The renewable energy challenge
Renewable energy sources such as solar and wind have become the cheapest form of energy generation. However, their intermittent nature poses a significant challenge to grid stability. Nuclear power, while stable, cannot be easily ramped up or down to meet fluctuations in supply and demand. As shown in Figure 1, which illustrates electricity supply and demand in Great Britain during the first week of July 2020, there were several days of surplus generation followed by periods of deficit. This imbalance highlights the need for large-scale energy storage solutions to buffer the intermittency of renewable energy generation.

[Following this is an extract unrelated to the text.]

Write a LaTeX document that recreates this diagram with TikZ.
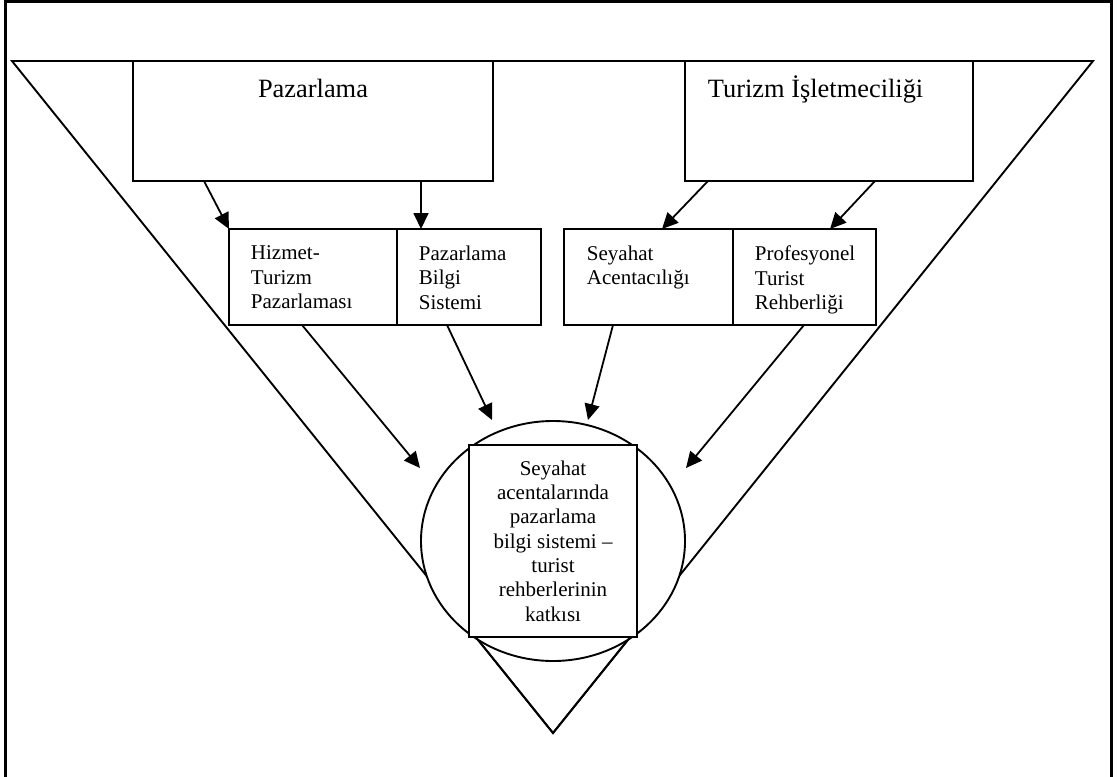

Hydrogen as a long-term storage solution
Hydrogen is uniquely suited to meet this challenge, particularly for long-term seasonal storage. Figure 2 illustrates how hydrogen can store large amounts of energy, making it a viable option for large-scale storage. Storing hydrogen in underground caverns is also the most economical method, with costs ranging from $20 to $100 per MWh, compared to the exorbitant costs of battery storage, which can range from $100,000 to $200,000 per MWh.
AFC’s legacy and limitations
The alkaline fuel cell (AFC), invented by British engineer Francis Thomas Bacon, is the most effective fuel cell technology. AFCs use hydrogen and pure oxygen to generate electricity, heat, and water, with efficiencies of around 70%. NASA adopted AFC technology for its space programmes in the 1960s, relying on it for the Apollo and Space Shuttle missions.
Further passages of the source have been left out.